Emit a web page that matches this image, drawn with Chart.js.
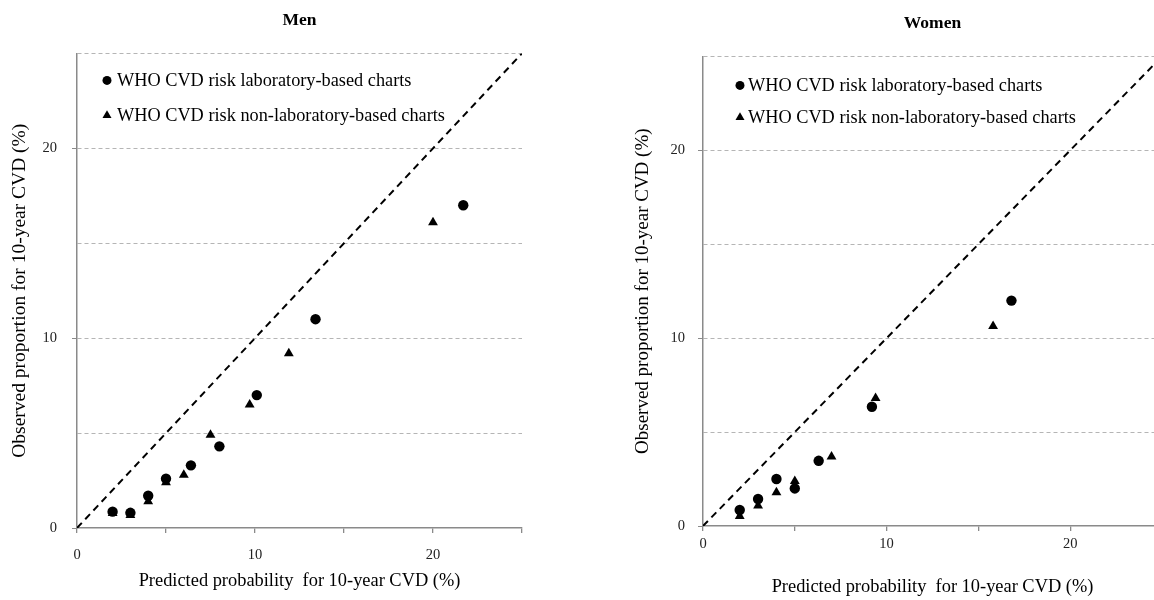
<!DOCTYPE html>
<html><head><meta charset="utf-8">
<script src="https://cdn.jsdelivr.net/npm/chart.js@4/dist/chart.umd.min.js"></script>
<style>
html,body{margin:0;padding:0;background:#fff;overflow:hidden;}
#wrap{position:relative;width:1154px;height:600px;overflow:hidden;background:#fff;}
#c1{position:absolute;left:0;top:0;}
#c2{position:absolute;left:600px;top:0;}
</style></head><body>
<div id="wrap">
<canvas id="c1" width="580" height="600"></canvas>
<canvas id="c2" width="580" height="600"></canvas>
</div>
<script>
// ---- data ----
const panelTitles = ['Men', 'Women'];
const seriesNames = ['WHO CVD risk laboratory-based charts', 'WHO CVD risk non-laboratory-based charts'];
const xTitle = 'Predicted probability  for 10-year CVD (%)';
const yTitle = 'Observed proportion for 10-year CVD (%)';
const labeledTicks = [0, 10, 20];
const axisMin = 0;
const axisMax = 25;
const axisStep = 5;
const identityLine = [0, 25];

const menLabPredicted = [2.0, 3.0, 4.0, 5.0, 6.4, 8.0, 10.1, 13.4, 21.7];
const menLabObserved = [0.86, 0.8, 1.7, 2.6, 3.3, 4.3, 7.0, 11.0, 17.0];
const menNonLabPredicted = [2.0, 3.0, 4.0, 5.0, 6.0, 7.5, 9.7, 11.9, 20.0];
const menNonLabObserved = [0.78, 0.68, 1.4, 2.4, 2.8, 4.9, 6.5, 9.2, 16.1];

const womenLabPredicted = [2.0, 3.0, 4.0, 5.0, 6.3, 9.2, 16.8];
const womenLabObserved = [0.85, 1.44, 2.5, 2.0, 3.47, 6.35, 12.0];
const womenNonLabPredicted = [2.0, 3.0, 4.0, 5.0, 7.0, 9.4, 15.8];
const womenNonLabObserved = [0.53, 1.08, 1.79, 2.39, 3.69, 6.8, 10.64];

// ---- helpers ----
const SERIF = '"Liberation Serif", "Times New Roman", serif';
const AXIS_COLOR = '#8a8a8a';
const GRID_COLOR = '#b5b5b5';

function pts(xs, ys) { return xs.map((x, i) => ({x: x, y: ys[i]})); }

const insideLegend = {
  id: 'insideLegend',
  afterDraw(chart, args, opts) {
    const {ctx, chartArea} = chart;
    ctx.save();
    ctx.font = opts.fontSize + 'px ' + SERIF;
    ctx.fillStyle = '#000';
    ctx.textBaseline = 'middle';
    ctx.textAlign = 'left';
    opts.items.forEach((it, i) => {
      const cx = chartArea.left + opts.x;
      const cy = chartArea.top + opts.y + i * opts.rowGap;
      ctx.beginPath();
      if (it.style === 'circle') {
        ctx.arc(cx, cy, opts.circleR, 0, Math.PI * 2);
      } else {
        const r = opts.triR;
        ctx.moveTo(cx, cy - r);
        ctx.lineTo(cx + r * Math.cos(Math.PI / 6), cy + r / 2);
        ctx.lineTo(cx - r * Math.cos(Math.PI / 6), cy + r / 2);
        ctx.closePath();
      }
      ctx.fill();
      ctx.fillText(it.text, cx + opts.textGap, cy + 1);
    });
    ctx.restore();
  }
};

function makeChart(canvasId, p) {
  return new Chart(document.getElementById(canvasId), {
    type: 'scatter',
    data: {
      datasets: [
        {
          type: 'line',
          label: 'identity',
          data: pts(identityLine, identityLine),
          borderColor: '#000',
          borderWidth: 2,
          borderDash: [7, 5],
          pointRadius: 0,
          fill: false,
          order: 3
        },
        {
          label: seriesNames[0],
          data: pts(p.labX, p.labY),
          pointStyle: 'circle',
          pointRadius: 5.2,
          backgroundColor: '#000',
          borderColor: '#000',
          borderWidth: 0,
          order: 2
        },
        {
          label: seriesNames[1],
          data: pts(p.nonX, p.nonY),
          pointStyle: 'triangle',
          pointRadius: 5.7,
          backgroundColor: '#000',
          borderColor: '#000',
          borderWidth: 0,
          order: 1
        }
      ]
    },
    options: {
      responsive: false,
      animation: false,
      events: [],
      layout: { padding: { left: 0, top: 0, right: p.padRight, bottom: 0 } },
      plugins: {
        legend: { display: false },
        tooltip: { enabled: false },
        title: {
          display: true,
          text: p.title,
          fullSize: false,
          color: '#000',
          font: { family: SERIF, size: 17.5, weight: 'bold', lineHeight: 1.2 },
          padding: { top: p.titleTop, bottom: p.titleBottom }
        },
        insideLegend: {
          items: [
            { style: 'circle', text: seriesNames[0] },
            { style: 'triangle', text: seriesNames[1] }
          ],
          x: p.legX, y: p.legY, rowGap: p.legGap, textGap: p.legTextGap,
          fontSize: 18.3, circleR: 4.5, triR: 5.2
        }
      },
      scales: {
        x: {
          type: 'linear',
          min: axisMin, max: axisMax,
          afterFit(scale) { scale.height = p.xAxisH; },
          ticks: {
            stepSize: axisStep,
            autoSkip: false,
            maxRotation: 0,
            padding: p.xTickPad,
            color: '#222',
            font: { family: SERIF, size: 14.5 },
            callback: (v) => labeledTicks.includes(v) ? String(v) : ''
          },
          grid: {
            drawOnChartArea: false,
            drawTicks: true,
            tickLength: 5,
            tickColor: AXIS_COLOR,
            lineWidth: 1.3
          },
          border: { display: true, color: AXIS_COLOR, width: 1.5 },
          title: {
            display: true,
            text: xTitle,
            color: '#000',
            font: { family: SERIF, size: 18.4, lineHeight: 1.2 },
            padding: { top: 0, bottom: p.xTitlePad }
          }
        },
        y: {
          type: 'linear',
          min: axisMin, max: axisMax,
          afterFit(scale) { scale.width = p.yAxisW; },
          ticks: {
            stepSize: axisStep,
            autoSkip: false,
            padding: p.yTickPad,
            color: '#222',
            font: { family: SERIF, size: 14.5 },
            callback: (v) => labeledTicks.includes(v) ? String(v) : ''
          },
          grid: {
            drawOnChartArea: true,
            drawTicks: true,
            tickLength: 5,
            lineWidth: 1,
            color: (c) => (c.tick && c.tick.value === 0) ? 'rgba(0,0,0,0)' : GRID_COLOR,
            tickColor: (c) => (c.tick && labeledTicks.includes(c.tick.value)) ? AXIS_COLOR : 'rgba(0,0,0,0)'
          },
          border: { display: true, color: AXIS_COLOR, width: 1.5, dash: [4, 3] },
          title: {
            display: true,
            text: yTitle,
            color: '#000',
            font: { family: SERIF, size: p.yTitleSize, lineHeight: 1.2 },
            padding: { top: p.yTitlePad, bottom: 0 }
          }
        }
      }
    },
    plugins: [insideLegend]
  });
}

makeChart('c1', {
  title: panelTitles[0],
  labX: menLabPredicted, labY: menLabObserved,
  nonX: menNonLabPredicted, nonY: menNonLabObserved,
  padRight: 58, titleTop: 10, titleBottom: 22.4,
  xAxisH: 72, yAxisW: 77,
  xTickPad: 13, yTickPad: 15,
  xTitlePad: 8, yTitlePad: 8, yTitleSize: 19.5,
  legX: 30, legY: 27, legGap: 35, legTextGap: 10
});

makeChart('c2', {
  title: panelTitles[1],
  labX: womenLabPredicted, labY: womenLabObserved,
  nonX: womenNonLabPredicted, nonY: womenNonLabObserved,
  padRight: 18, titleTop: 13, titleBottom: 22.4,
  xAxisH: 74, yAxisW: 103,
  xTickPad: 4, yTickPad: 13,
  xTitlePad: 2, yTitlePad: 32, yTitleSize: 19,
  legX: 37, legY: 29, legGap: 32, legTextGap: 8
});
</script>
</body></html>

※ ※ ※

> Task
The material above holds pictures; copy everything else in it exactly.

> Exercise output
Emit a web page that matches this image, drawn with Chart.js.
<!DOCTYPE html>
<html><head><meta charset="utf-8">
<script src="https://cdn.jsdelivr.net/npm/chart.js@4/dist/chart.umd.min.js"></script>
<style>
html,body{margin:0;padding:0;background:#fff;overflow:hidden;}
#wrap{position:relative;width:1154px;height:600px;overflow:hidden;background:#fff;}
#c1{position:absolute;left:0;top:0;}
#c2{position:absolute;left:600px;top:0;}
</style></head><body>
<div id="wrap">
<canvas id="c1" width="580" height="600"></canvas>
<canvas id="c2" width="580" height="600"></canvas>
</div>
<script>
// ---- data ----
const panelTitles = ['Men', 'Women'];
const seriesNames = ['WHO CVD risk laboratory-based charts', 'WHO CVD risk non-laboratory-based charts'];
const xTitle = 'Predicted probability  for 10-year CVD (%)';
const yTitle = 'Observed proportion for 10-year CVD (%)';
const labeledTicks = [0, 10, 20];
const axisMin = 0;
const axisMax = 25;
const axisStep = 5;
const identityLine = [0, 25];

const menLabPredicted = [2.0, 3.0, 4.0, 5.0, 6.4, 8.0, 10.1, 13.4, 21.7];
const menLabObserved = [0.86, 0.8, 1.7, 2.6, 3.3, 4.3, 7.0, 11.0, 17.0];
const menNonLabPredicted = [2.0, 3.0, 4.0, 5.0, 6.0, 7.5, 9.7, 11.9, 20.0];
const menNonLabObserved = [0.78, 0.68, 1.4, 2.4, 2.8, 4.9, 6.5, 9.2, 16.1];

const womenLabPredicted = [2.0, 3.0, 4.0, 5.0, 6.3, 9.2, 16.8];
const womenLabObserved = [0.85, 1.44, 2.5, 2.0, 3.47, 6.35, 12.0];
const womenNonLabPredicted = [2.0, 3.0, 4.0, 5.0, 7.0, 9.4, 15.8];
const womenNonLabObserved = [0.53, 1.08, 1.79, 2.39, 3.69, 6.8, 10.64];

// ---- helpers ----
const SERIF = '"Liberation Serif", "Times New Roman", serif';
const AXIS_COLOR = '#8a8a8a';
const GRID_COLOR = '#b5b5b5';

function pts(xs, ys) { return xs.map((x, i) => ({x: x, y: ys[i]})); }

const insideLegend = {
  id: 'insideLegend',
  afterDraw(chart, args, opts) {
    const {ctx, chartArea} = chart;
    ctx.save();
    ctx.font = opts.fontSize + 'px ' + SERIF;
    ctx.fillStyle = '#000';
    ctx.textBaseline = 'middle';
    ctx.textAlign = 'left';
    opts.items.forEach((it, i) => {
      const cx = chartArea.left + opts.x;
      const cy = chartArea.top + opts.y + i * opts.rowGap;
      ctx.beginPath();
      if (it.style === 'circle') {
        ctx.arc(cx, cy, opts.circleR, 0, Math.PI * 2);
      } else {
        const r = opts.triR;
        ctx.moveTo(cx, cy - r);
        ctx.lineTo(cx + r * Math.cos(Math.PI / 6), cy + r / 2);
        ctx.lineTo(cx - r * Math.cos(Math.PI / 6), cy + r / 2);
        ctx.closePath();
      }
      ctx.fill();
      ctx.fillText(it.text, cx + opts.textGap, cy + 1);
    });
    ctx.restore();
  }
};

function makeChart(canvasId, p) {
  return new Chart(document.getElementById(canvasId), {
    type: 'scatter',
    data: {
      datasets: [
        {
          type: 'line',
          label: 'identity',
          data: pts(identityLine, identityLine),
          borderColor: '#000',
          borderWidth: 2,
          borderDash: [7, 5],
          pointRadius: 0,
          fill: false,
          order: 3
        },
        {
          label: seriesNames[0],
          data: pts(p.labX, p.labY),
          pointStyle: 'circle',
          pointRadius: 5.2,
          backgroundColor: '#000',
          borderColor: '#000',
          borderWidth: 0,
          order: 2
        },
        {
          label: seriesNames[1],
          data: pts(p.nonX, p.nonY),
          pointStyle: 'triangle',
          pointRadius: 5.7,
          backgroundColor: '#000',
          borderColor: '#000',
          borderWidth: 0,
          order: 1
        }
      ]
    },
    options: {
      responsive: false,
      animation: false,
      events: [],
      layout: { padding: { left: 0, top: 0, right: p.padRight, bottom: 0 } },
      plugins: {
        legend: { display: false },
        tooltip: { enabled: false },
        title: {
          display: true,
          text: p.title,
          fullSize: false,
          color: '#000',
          font: { family: SERIF, size: 17.5, weight: 'bold', lineHeight: 1.2 },
          padding: { top: p.titleTop, bottom: p.titleBottom }
        },
        insideLegend: {
          items: [
            { style: 'circle', text: seriesNames[0] },
            { style: 'triangle', text: seriesNames[1] }
          ],
          x: p.legX, y: p.legY, rowGap: p.legGap, textGap: p.legTextGap,
          fontSize: 18.3, circleR: 4.5, triR: 5.2
        }
      },
      scales: {
        x: {
          type: 'linear',
          min: axisMin, max: axisMax,
          afterFit(scale) { scale.height = p.xAxisH; },
          ticks: {
            stepSize: axisStep,
            autoSkip: false,
            maxRotation: 0,
            padding: p.xTickPad,
            color: '#222',
            font: { family: SERIF, size: 14.5 },
            callback: (v) => labeledTicks.includes(v) ? String(v) : ''
          },
          grid: {
            drawOnChartArea: false,
            drawTicks: true,
            tickLength: 5,
            tickColor: AXIS_COLOR,
            lineWidth: 1.3
          },
          border: { display: true, color: AXIS_COLOR, width: 1.5 },
          title: {
            display: true,
            text: xTitle,
            color: '#000',
            font: { family: SERIF, size: 18.4, lineHeight: 1.2 },
            padding: { top: 0, bottom: p.xTitlePad }
          }
        },
        y: {
          type: 'linear',
          min: axisMin, max: axisMax,
          afterFit(scale) { scale.width = p.yAxisW; },
          ticks: {
            stepSize: axisStep,
            autoSkip: false,
            padding: p.yTickPad,
            color: '#222',
            font: { family: SERIF, size: 14.5 },
            callback: (v) => labeledTicks.includes(v) ? String(v) : ''
          },
          grid: {
            drawOnChartArea: true,
            drawTicks: true,
            tickLength: 5,
            lineWidth: 1,
            color: (c) => (c.tick && c.tick.value === 0) ? 'rgba(0,0,0,0)' : GRID_COLOR,
            tickColor: (c) => (c.tick && labeledTicks.includes(c.tick.value)) ? AXIS_COLOR : 'rgba(0,0,0,0)'
          },
          border: { display: true, color: AXIS_COLOR, width: 1.5, dash: [4, 3] },
          title: {
            display: true,
            text: yTitle,
            color: '#000',
            font: { family: SERIF, size: p.yTitleSize, lineHeight: 1.2 },
            padding: { top: p.yTitlePad, bottom: 0 }
          }
        }
      }
    },
    plugins: [insideLegend]
  });
}

makeChart('c1', {
  title: panelTitles[0],
  labX: menLabPredicted, labY: menLabObserved,
  nonX: menNonLabPredicted, nonY: menNonLabObserved,
  padRight: 58, titleTop: 10, titleBottom: 22.4,
  xAxisH: 72, yAxisW: 77,
  xTickPad: 13, yTickPad: 15,
  xTitlePad: 8, yTitlePad: 8, yTitleSize: 19.5,
  legX: 30, legY: 27, legGap: 35, legTextGap: 10
});

makeChart('c2', {
  title: panelTitles[1],
  labX: womenLabPredicted, labY: womenLabObserved,
  nonX: womenNonLabPredicted, nonY: womenNonLabObserved,
  padRight: 18, titleTop: 13, titleBottom: 22.4,
  xAxisH: 74, yAxisW: 103,
  xTickPad: 4, yTickPad: 13,
  xTitlePad: 2, yTitlePad: 32, yTitleSize: 19,
  legX: 37, legY: 29, legGap: 32, legTextGap: 8
});
</script>
</body></html>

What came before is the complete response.